I'm starting to see where all the low figures on the MyBroadband salary surveys come from... Some people really don't think much value of their time.
 
I'm starting to see where all the low figures on the MyBroadband salary surveys come from... Some people really don't think much value of their time.

Yeah, 12k-15k per month? That was low to average for honours grads in Cape Town back in 2000.

To the OP: I think it really depends on how awesome you are at what you do. If you and your client have reason to think you are a much better choice than an unfamiliar, but experienced contractor (I don't know - maybe you are top of your class, and have been developing code for 15 years, and have a bunch of hobby android apps under your belt), then R250/h seems fine to me. If you don't feel that you know where to begin and aren't so confident about your ability to produce an on-time solid project until you have more experience, you should consider charging quite a bit less to avoid a fall out.
 
what i would be more concerned about is making sure exactly what the terms of your agreement are.
you're freelance now, and you're taking on a project.
if you find a job in a years time, and the project is done and delivered and they want updates, are you available to them?
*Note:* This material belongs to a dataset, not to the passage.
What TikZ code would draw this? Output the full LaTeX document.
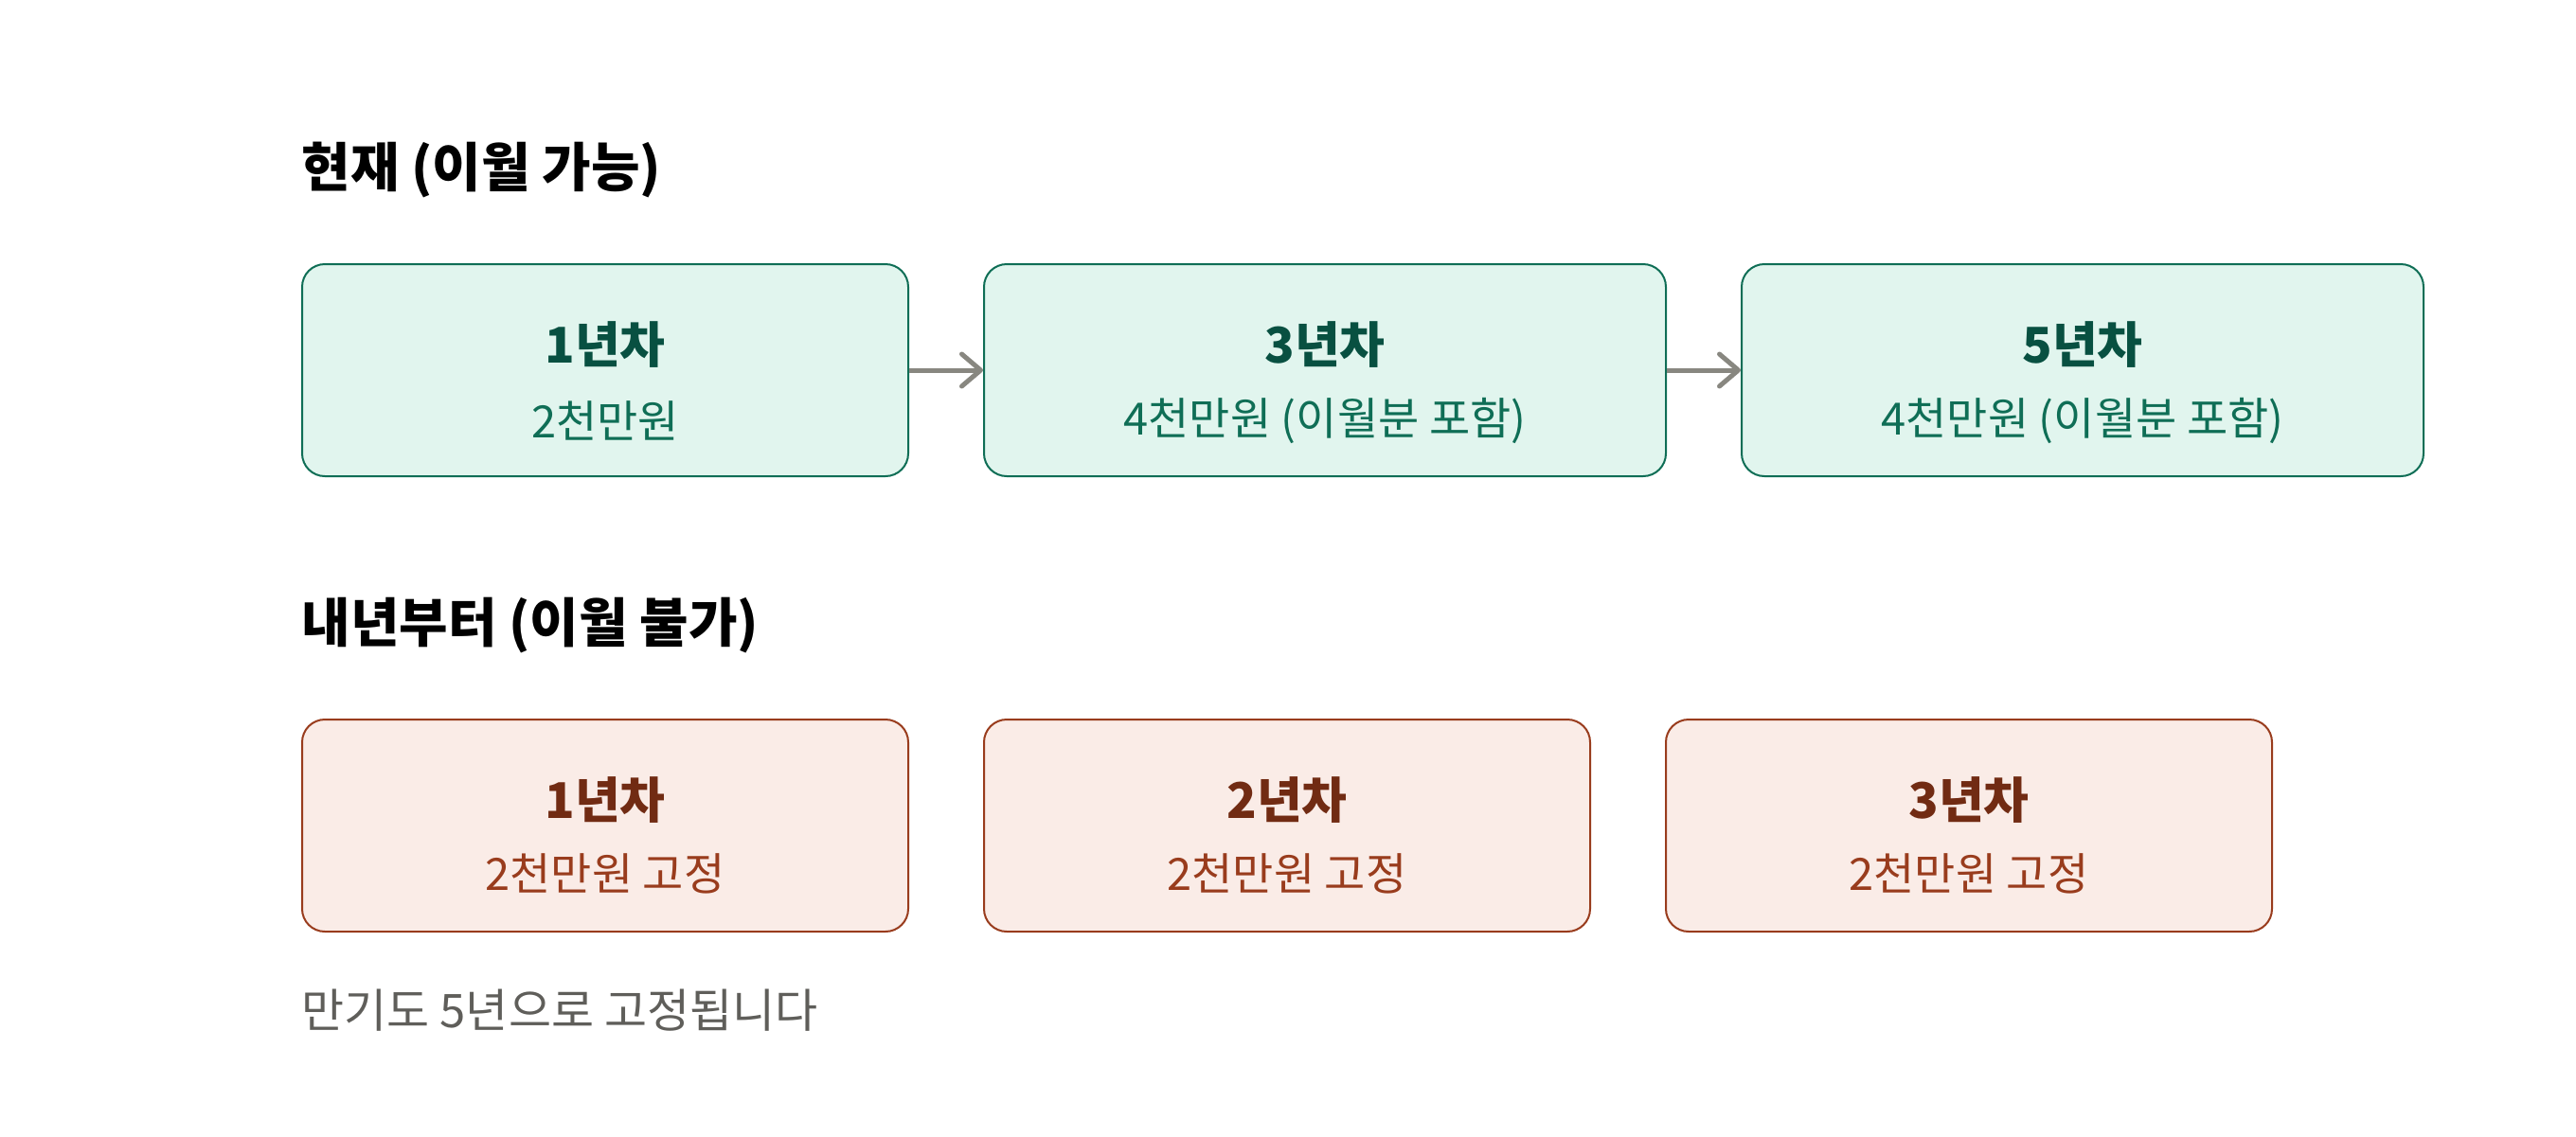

THIS. Especially with family/friends... it can turn into a real nightmare.
 
So you have no real world experience in writing apps? This means you also don't have an accurate measure of how long things actually take. If you estimate it is going to take you 1 month, double that.

That said, charging R20000 for 10 days ( 250 x 8 x 10) work with no experience is probably unethical. You are charging them for you to learn. With me making assumptions from info given, with no other experienced devs involved in the project to mentor you, there is a high probably that this app will have to be rewritten or become a massive headache and money pit to maintain and extend. Please do not take offense at this.

I never said that I haven't worked with apps before. Worked with Java my whole school/varsity life and have done a few simple Android apps in that time. I am just inexperienced compared to professionals in this field. I realize I will probably need some time to learn as I am a bit rusty with my Android development. Which is why I said

and take into account any extra time that is caused by my inexperience
I suppose that is a bit ambiguous but what I meant by that is that I will deduct any hours that I spend figuring out functionality rather than being productive. Same applies with messy code. If I am not satisfied with it, I am not averse to rewritting it in my own time.

I completely get where you coming from, but I would rather charge R250/hour and excluded any extra work caused by my inexperience, than charge R150/hour. Because if later on, after doing this app for them, they want more work from me and I all of a sudden say "Now its R250/hour" it will just cause issues. Also, it ended up to R227/hour (25 Aus dollars). R250 just ended up being too random of a number.